Grain News

Environmental Group Critical of Stanford E-85 Pollution Study

Date Posted: May 29, 2007

by Myke Feinman, BioFuels Journal Editor

The author of a rebuttal to a Stanford University E85 pollution report called the study “narrow and selective science.”

The author, Brett Hulsey, wrote the rebuttal for Renewable Energy Action Project (REAP), a non-profit environmental and energy study group, based in San Francisco, CA.

Hulsey, is president and founder of Better Environmental Solutions of Wisconsin, and formerly with the Sierra Club for 18 years. Hulsey also authored a report in 2006 called “Clearing the Air with Ethanol.”

The Stanford E85 study, written by Dr. Mark Z. Jacobson, “Effects of Ethanol (E85) Versus Gasoline Vehicle on Cancer and Mortality in the United States,” uses computer modeling to predict the pollution impact if drivers in the United States drove only automobiles using E85, 85 percent ethanol (as opposed to the majority of blends which contain 10 percent ethanol currently).

The study indicates that converting to 100-percent E-85 automobiles would increase ozone in the Los Angeles area and the Northeast, but decrease ozone in the southeast. Jacobson said ozone-related mortality, hospitalization and asthma would increase approximately nine percent in the Lost Angeles area and four percent in the United States, compared to 100 percent gasoline.

Diesel Trucks Not Considered

In Hulsey’s published response at the REAP web site, he says there are “several major problems” with Jacobson’s report.

“This is narrow and selective science,” Hulsey said to BioFuels Journal this week.
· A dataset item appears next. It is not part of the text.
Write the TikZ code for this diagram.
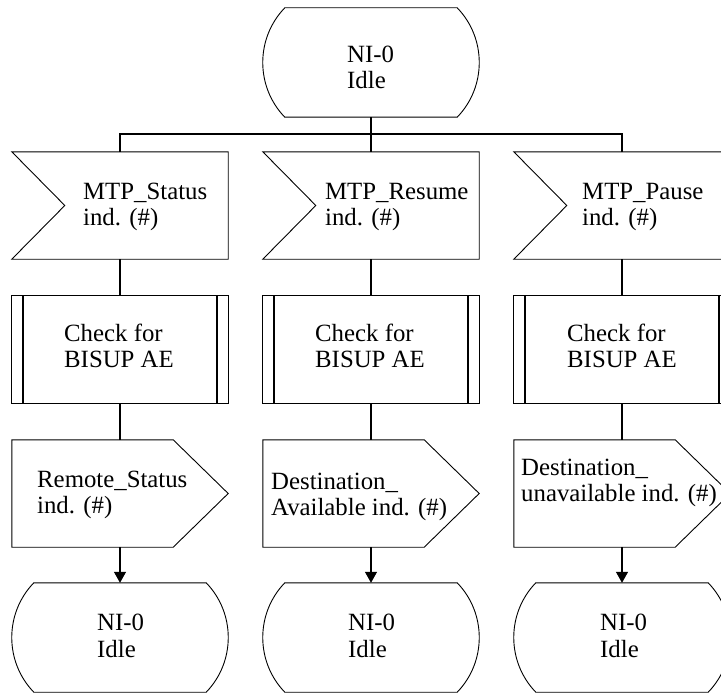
\documentclass[tikz,border=0pt]{standalone}
\usepackage{fontspec}
\setmainfont{Liberation Serif}
\usetikzlibrary{calc,arrows.meta}

% SDL symbol outlines drawn around invisible frame nodes
\newcommand\sdlstate[1]{%
  \draw[outline] ($(#1.north west)+(22,0)$) -- ($(#1.north east)+(-22,0)$)
    .. controls ($(#1.north east)+(7.4,30.4)$) and ($(#1.south east)+(7.4,-30.4)$) .. ($(#1.south east)+(-22,0)$)
    -- ($(#1.south west)+(22,0)$)
    .. controls ($(#1.south west)+(-7.4,-30.4)$) and ($(#1.north west)+(-7.4,30.4)$) .. ($(#1.north west)+(22,0)$) -- cycle;}
\newcommand\sdlinput[1]{%
  \draw[outline] (#1.north west) -- (#1.north east) -- (#1.south east) -- (#1.south west)
    -- ($(#1.west)+(53,0)$) -- cycle;}
\newcommand\sdlproc[1]{%
  \draw[outline] (#1.north west) rectangle (#1.south east);
  \draw[bar] ($(#1.north west)+(11,0)$) -- ($(#1.south west)+(11,0)$);
  \draw[bar] ($(#1.north east)+(-11,0)$) -- ($(#1.south east)+(-11,0)$);}
\newcommand\sdloutput[1]{%
  \draw[outline] (#1.north west) -- ($(#1.north east)+(-55,0)$) -- (#1.east)
    -- ($(#1.south east)+(-55,0)$) -- (#1.south west) -- cycle;}

\tikzset{
  frame/.style={rectangle, draw=none, inner sep=0pt, minimum width=216pt, minimum height=107pt},
  statebox/.style={frame, minimum height=109pt},
  outline/.style={draw=black, line width=0.9pt, line join=miter},
  bar/.style={draw=black, line width=1.8pt},
  link/.style={draw=black, line width=1.3pt},
  flow/.style={link, -{Triangle[length=11pt,width=12pt]}},
  txt/.style={anchor=west, align=left, inner sep=0pt, font=\fontsize{24.8pt}{26.5pt}\selectfont},
}

\begin{document}
\begin{tikzpicture}[x=1pt,y=-1pt]
\path[use as bounding box] (0,0) rectangle (721,693);
\clip (0,0) rectangle (721,693);

% frames
\node[statebox] (top) at (371,62.5) {};
\coordinate (bus) at (371,134);

\node[frame] (in1) at (120,205.5) {};
\node[frame] (in2) at (371,205.5) {};
\node[frame] (in3) at (622,205.5) {};

\node[frame] (pr1) at (120,349.5) {};
\node[frame] (pr2) at (371,349.5) {};
\node[frame] (pr3) at (622,349.5) {};

\node[frame] (out1) at (120,493.5) {};
\node[frame] (out2) at (371,493.5) {};
\node[frame] (out3) at (622,493.5) {};

\node[statebox] (end1) at (120,637.5) {};
\node[statebox] (end2) at (371,637.5) {};
\node[statebox] (end3) at (622,637.5) {};

% outlines
\sdlstate{top}
\sdlinput{in1} \sdlinput{in2} \sdlinput{in3}
\sdlproc{pr1} \sdlproc{pr2} \sdlproc{pr3}
\sdloutput{out1} \sdloutput{out2} \sdloutput{out3}
\sdlstate{end1} \sdlstate{end2} \sdlstate{end3}

% texts
\node[txt] (ttop) at (347,67.5) {NI-0\\Idle};
\node[txt] (tin1) at (83,207) {MTP\_Status\\ind. (\#)};
\node[txt] (tin2) at (325,207) {MTP\_Resume\\ind. (\#)};
\node[txt] (tin3) at (582,207) {MTP\_Pause\\ind. (\#)};
\node[txt] (tpr1) at (64,346) {Check for\\BISUP AE};
\node[txt] (tpr2) at (315,346) {Check for\\BISUP AE};
\node[txt] (tpr3) at (567,346) {Check for\\BISUP AE};
\node[txt] (tout1) at (37,495) {Remote\_Status\\ind. (\#)};
\node[txt] (tout2) at (271,497) {Destination\_\\Available ind. (\#)};
\node[txt] (tout3) at (521,483) {Destination\_\\unavailable ind. (\#)};
\node[txt] (tend1) at (97,636) {NI-0\\Idle};
\node[txt] (tend2) at (348,636) {NI-0\\Idle};
\node[txt] (tend3) at (600,636) {NI-0\\Idle};

% connectors
\draw[link] (top.south) -- (bus);
\draw[link] (in1.north) |- (bus) -| (in3.north);
\draw[link] (bus) -- (in2.north);
\foreach \i in {1,2,3} {
  \draw[link] (in\i.south) -- (pr\i.north);
  \draw[link] (pr\i.south) -- (out\i.north);
  \draw[flow] (out\i.south) -- (end\i.north);
}
\end{tikzpicture}
\end{document}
He said Jacobson’s study did not consider the impact of pollution from diesel trucks.

“The worst pollution in Los Angeles is dirty diesel right now,” Hulsey said.

Hulsey added that Jacobson talked about increased levels of formaldehyde from E85 ethanol, which Hulsey said could be filtered out with a catalytic converter.
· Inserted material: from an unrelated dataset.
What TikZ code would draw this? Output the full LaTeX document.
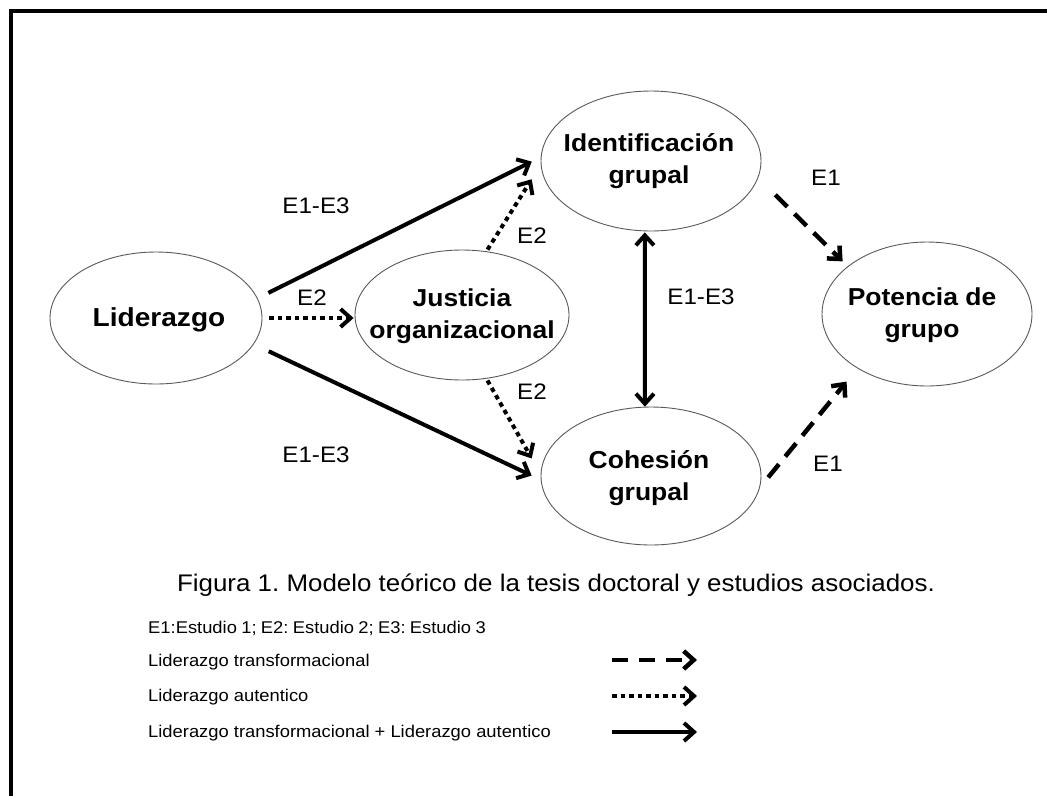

“The formaldehyde threat is a small threat,” Hulsey said. “Jacobson looked at five percent of the problem, instead of the 95 percent of the pollution.”

“The study assumes that E85 will completely replace gasoline as the predominant motor fuel by 2020,” Hulsey wrote. “It is misleading to imply that most people will perish from this one scenario.”
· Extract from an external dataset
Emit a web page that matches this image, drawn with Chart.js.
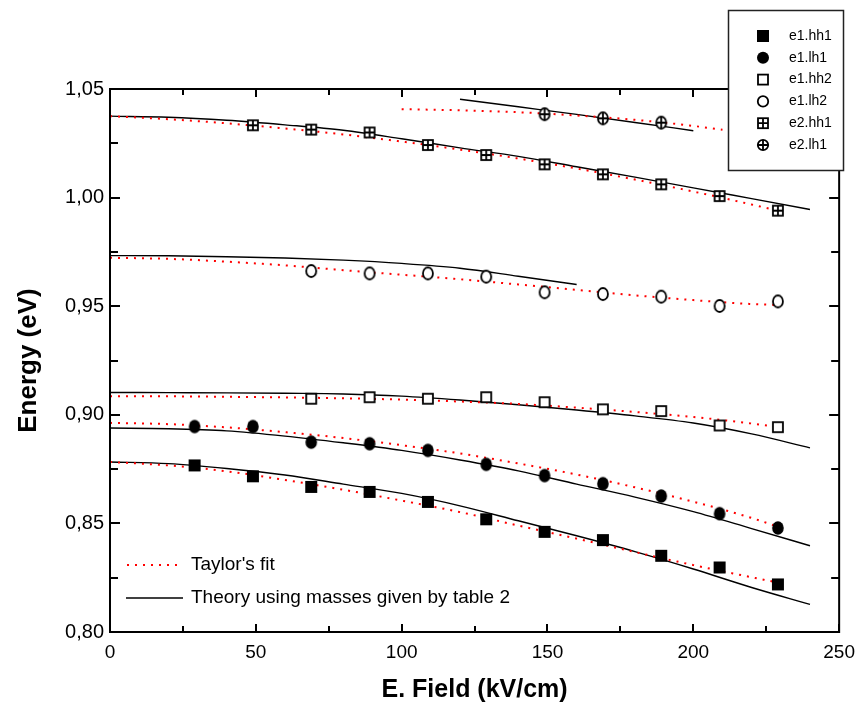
<!DOCTYPE html>
<html>
<head>
<meta charset="utf-8">
<script src="https://cdn.jsdelivr.net/npm/chart.js@4.4.1/dist/chart.umd.min.js"></script>
<style>
  html, body { margin: 0; padding: 0; background: #fff; }
  #chart1 { display: block; }
</style>
</head>
<body>
<canvas id="chart1" width="864" height="709"></canvas>
<script>
// measured points (E. Field in kV/cm, energy in eV)
const fieldX = [29, 49, 69, 89, 109, 129, 149, 169, 189, 209, 229];
const e1hh1 = [0.8767, 0.8717, 0.8668, 0.8645, 0.8599, 0.8519, 0.8461, 0.8423, 0.8351, 0.8297, 0.8219];
const e1lh1 = [0.8946, 0.8946, 0.8874, 0.8867, 0.8836, 0.8772, 0.8720, 0.8683, 0.8626, 0.8545, 0.8479];
const e1hh2 = [null, null, 0.9074, 0.9081, 0.9074, 0.9081, 0.9058, 0.9025, 0.9017, 0.8951, 0.8943];
const e1lh2 = [null, null, 0.9662, 0.9651, 0.9651, 0.9636, 0.9564, 0.9556, 0.9544, 0.9501, 0.9522];
const e2hh1 = [null, 1.0333, 1.0313, 1.0300, 1.0242, 1.0196, 1.0153, 1.0107, 1.0061, 1.0007, 0.9940];
const e2lh1 = [null, null, null, null, null, null, 1.0384, 1.0365, 1.0345, null, null];

// Taylor's fit (red dotted)
const taylorX = [0, 20, 40, 60, 80, 100, 120, 140, 160, 180, 200, 220, 230];
const taylorE1hh1 = [0.8783, 0.8767, 0.8740, 0.8700, 0.8655, 0.8605, 0.8552, 0.8490, 0.8430, 0.8368, 0.8308, 0.8252, 0.8225];
const taylorE1lh1 = [0.8963, 0.8957, 0.8942, 0.8920, 0.8893, 0.8860, 0.8822, 0.8776, 0.8725, 0.8666, 0.8600, 0.8525, 0.8480];
const taylorE1hh2 = [0.9085, 0.9085, 0.9083, 0.9080, 0.9076, 0.9070, 0.9061, 0.9050, 0.9033, 0.9013, 0.8990, 0.8960, 0.8943];
const taylorE1lh2 = [0.9723, 0.9718, 0.9705, 0.9688, 0.9666, 0.9645, 0.9624, 0.9600, 0.9575, 0.9550, 0.9528, 0.9510, 0.9505];
const taylorE2hh1 = [1.0375, 1.0361, 1.0342, 1.0318, 1.0291, 1.0258, 1.0221, 1.0180, 1.0134, 1.0083, 1.0028, 0.9968, 0.9937];
const taylorX2 = [100, 120, 140, 160, 180, 200, 210];
const taylorE2lh1 = [1.0407, 1.0402, 1.0393, 1.0378, 1.0358, 1.0330, 1.0312];

// theory with masses from table 2 (black)
const theoryX = [0, 20, 40, 60, 80, 100, 120, 140, 160, 180, 200, 220, 240];
const theoryE1hh1 = [0.8783, 0.8775, 0.8753, 0.8723, 0.8681, 0.8638, 0.8581, 0.8512, 0.8443, 0.8370, 0.8290, 0.8205, 0.8127];
const theoryE1lh1 = [0.8939, 0.8936, 0.8926, 0.8902, 0.8871, 0.8836, 0.8792, 0.8742, 0.8681, 0.8621, 0.8554, 0.8476, 0.8397];
const theoryE1hh2 = [0.9103, 0.9102, 0.9101, 0.9099, 0.9096, 0.9086, 0.9068, 0.9046, 0.9022, 0.8995, 0.8962, 0.8912, 0.8848];
const theoryE2hh1 = [1.0375, 1.0370, 1.0356, 1.0335, 1.0310, 1.0271, 1.0229, 1.0190, 1.0142, 1.0094, 1.0045, 0.9995, 0.9945];
const theoryX2 = [0, 20, 40, 60, 80, 100, 120, 140, 160];
const theoryE1lh2 = [0.9733, 0.9732, 0.9728, 0.9722, 0.9712, 0.9697, 0.9675, 0.9638, 0.9600];
const theoryX3 = [120, 140, 160, 180, 200];
const theoryE2lh1 = [1.0453, 1.0418, 1.0383, 1.0346, 1.0308];

const seriesNames = ["e1.hh1", "e1.lh1", "e1.hh2", "e1.lh2", "e2.hh1", "e2.lh1"];
const xTickMinor = [0, 25, 50, 75, 100, 125, 150, 175, 200, 225, 250];
const yTickMinor = [0.8, 0.825, 0.85, 0.875, 0.9, 0.925, 0.95, 0.975, 1.0, 1.025, 1.05];

const FONT = "'Liberation Sans', Arial, sans-serif";

function pts(xs, ys) {
  return xs.map((x, i) => ({ x: x, y: ys[i] })).filter(p => p.y !== null);
}

// marker glyphs; rx/ry let the plot circles be a bit taller, as in the original
function drawMarker(ctx, kind, cx, cy, rx, ry) {
  ctx.save();
  ctx.lineWidth = 1.8;
  ctx.strokeStyle = "#000";
  ctx.fillStyle = "#000";
  const h = 6;
  if (kind === 0) {
    ctx.fillRect(cx - h, cy - h, 2 * h, 2 * h);
  } else if (kind === 1) {
    ctx.beginPath(); ctx.ellipse(cx, cy, rx, ry, 0, 0, Math.PI * 2); ctx.fill();
  } else if (kind === 2 || kind === 4) {
    ctx.fillStyle = "#fff";
    ctx.fillRect(cx - h + 1, cy - h + 1, 2 * h - 2, 2 * h - 2);
    ctx.strokeRect(cx - h + 1, cy - h + 1, 2 * h - 2, 2 * h - 2);
    if (kind === 4) {
      ctx.beginPath();
      ctx.moveTo(cx - h + 1, cy); ctx.lineTo(cx + h - 1, cy);
      ctx.moveTo(cx, cy - h + 1); ctx.lineTo(cx, cy + h - 1);
      ctx.stroke();
    }
  } else {
    ctx.fillStyle = "#fff";
    ctx.beginPath(); ctx.ellipse(cx, cy, rx - 0.8, ry - 0.8, 0, 0, Math.PI * 2); ctx.fill(); ctx.stroke();
    if (kind === 5) {
      ctx.beginPath();
      ctx.moveTo(cx - rx + 0.8, cy); ctx.lineTo(cx + rx - 0.8, cy);
      ctx.moveTo(cx, cy - ry + 0.8); ctx.lineTo(cx, cy + ry - 0.8);
      ctx.stroke();
    }
  }
  ctx.restore();
}

const markerImgs = seriesNames.map((n, k) => {
  const c = document.createElement("canvas");
  c.width = 18; c.height = 18;
  drawMarker(c.getContext("2d"), k, 9, 9, 5.8, 6.8);
  return c;
});

const pointSets = [e1hh1, e1lh1, e1hh2, e1lh2, e2hh1, e2lh1].map((ys, k) => ({
  label: seriesNames[k],
  data: pts(fieldX, ys),
  pointStyle: markerImgs[k],
  pointRadius: 7,
  showLine: false,
  order: 1
}));

function fitLine(xs, ys, red) {
  return {
    label: red ? "Taylor's fit" : "Theory",
    data: pts(xs, ys),
    showLine: true,
    pointRadius: 0,
    borderColor: red ? "#ff0000" : "#000",
    borderWidth: red ? 2 : 1.4,
    borderDash: red ? [2, 6] : [],
    cubicInterpolationMode: "monotone",
    fill: false,
    order: 2
  };
}

const lineSets = [
  fitLine(taylorX, taylorE1hh1, true),
  fitLine(taylorX, taylorE1lh1, true),
  fitLine(taylorX, taylorE1hh2, true),
  fitLine(taylorX, taylorE1lh2, true),
  fitLine(taylorX, taylorE2hh1, true),
  fitLine(taylorX2, taylorE2lh1, true),
  fitLine(theoryX, theoryE1hh1, false),
  fitLine(theoryX, theoryE1lh1, false),
  fitLine(theoryX, theoryE1hh2, false),
  fitLine(theoryX2, theoryE1lh2, false),
  fitLine(theoryX, theoryE2hh1, false),
  fitLine(theoryX3, theoryE2lh1, false)
];

// box frame with inward ticks + both legends
Chart.register({
  id: "frameAndLegends",
  afterDraw: function (chart) {
    const ctx = chart.ctx;
    const a = chart.chartArea;
    const xs = chart.scales.x, ys = chart.scales.y;
    ctx.save();
    ctx.strokeStyle = "#000";
    ctx.lineWidth = 2;
    ctx.strokeRect(a.left, a.top, a.right - a.left, a.bottom - a.top);
    ctx.beginPath();
    xTickMinor.forEach((v, i) => {
      const px = Math.round(xs.getPixelForValue(v));
      const len = i % 2 === 0 ? 8 : 6;
      ctx.moveTo(px, a.bottom); ctx.lineTo(px, a.bottom - len);
      ctx.moveTo(px, a.top); ctx.lineTo(px, a.top + len);
    });
    yTickMinor.forEach((v, i) => {
      const py = Math.round(ys.getPixelForValue(v));
      const len = i % 2 === 0 ? 10 : 8;
      ctx.moveTo(a.left, py); ctx.lineTo(a.left + len, py);
      ctx.moveTo(a.right, py); ctx.lineTo(a.right - len, py);
    });
    ctx.stroke();

    // symbol legend, top right
    ctx.fillStyle = "#fff";
    ctx.fillRect(728, 10, 115, 160);
    ctx.lineWidth = 1.5;
    ctx.strokeStyle = "#222";
    ctx.strokeRect(728.5, 10.5, 115, 160);
    ctx.font = "14px " + FONT;
    ctx.fillStyle = "#000";
    ctx.textBaseline = "middle";
    ctx.textAlign = "left";
    seriesNames.forEach((n, k) => {
      const y = 36 + k * 21.8;
      drawMarker(ctx, k, 763, y, 6, 6);
      ctx.fillText(n, 789, y);
    });

    // line legend, bottom left
    ctx.font = "19px " + FONT;
    ctx.lineWidth = 2;
    ctx.strokeStyle = "#ff0000";
    ctx.setLineDash([2, 6]);
    ctx.beginPath(); ctx.moveTo(127, 565); ctx.lineTo(180, 565); ctx.stroke();
    ctx.setLineDash([]);
    ctx.strokeStyle = "#000";
    ctx.lineWidth = 1.4;
    ctx.beginPath(); ctx.moveTo(126, 598); ctx.lineTo(183, 598); ctx.stroke();
    ctx.fillText("Taylor's fit", 191, 565);
    ctx.fillText("Theory using masses given by table 2", 191, 598);
    ctx.restore();
  }
});

Chart.defaults.font.family = FONT;
Chart.defaults.color = "#000";

new Chart(document.getElementById("chart1"), {
  type: "scatter",
  data: { datasets: lineSets.concat(pointSets) },
  options: {
    responsive: false,
    animation: false,
    layout: { padding: { top: 89, right: 21, left: 0, bottom: 0 } },
    plugins: { legend: { display: false }, tooltip: { enabled: false } },
    scales: {
      x: {
        type: "linear",
        min: 0, max: 250,
        grid: { display: false, drawTicks: false },
        border: { display: false },
        ticks: { stepSize: 50, padding: 9, font: { size: 19 }, maxRotation: 0 },
        title: { display: true, text: "E. Field (kV/cm)", font: { size: 25, weight: "bold" }, padding: { top: 0, bottom: 4 } },
        afterFit: function (s) { s.height = 77; }
      },
      y: {
        type: "linear",
        min: 0.8, max: 1.05,
        grid: { display: false, drawTicks: false },
        border: { display: false },
        ticks: {
          stepSize: 0.05, padding: 6, font: { size: 20 },
          callback: function (v) { return v.toFixed(2).replace(".", ","); }
        },
        title: { display: true, text: "Energy (eV)", font: { size: 26, weight: "bold" }, padding: { top: 13, bottom: 0 } },
        afterFit: function (s) { s.width = 110; }
      }
    }
  }
});
</script>
</body>
</html>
He said Jacobson’s report assumes that less ozone forming pollution will increase ozone, E85 vehicles nitrous oxide emissions will reduce by 30 percent and that vehicles and fuels will not become more advanced in 13 years.

Other issues Hulsey focused on concerning the E85 study include:

> He also said Jacobsen’s report did not consider the role of E85 reducing evaporative hydrocarbon emissions and recent critical updates to emissions inventories form the California Air Resources Board “and real world experiences in Brazil.”

> Hulsey also said that Jacobson’s data was based on modeling inputs from 1991 data, when cars were not certified to operate on E85 fuels.

 “In estimating the full life cycle impacts of the respective fuels, the study completely ignores well-established life cycle analysis models, such as the U.S. Department of Energy’s model.”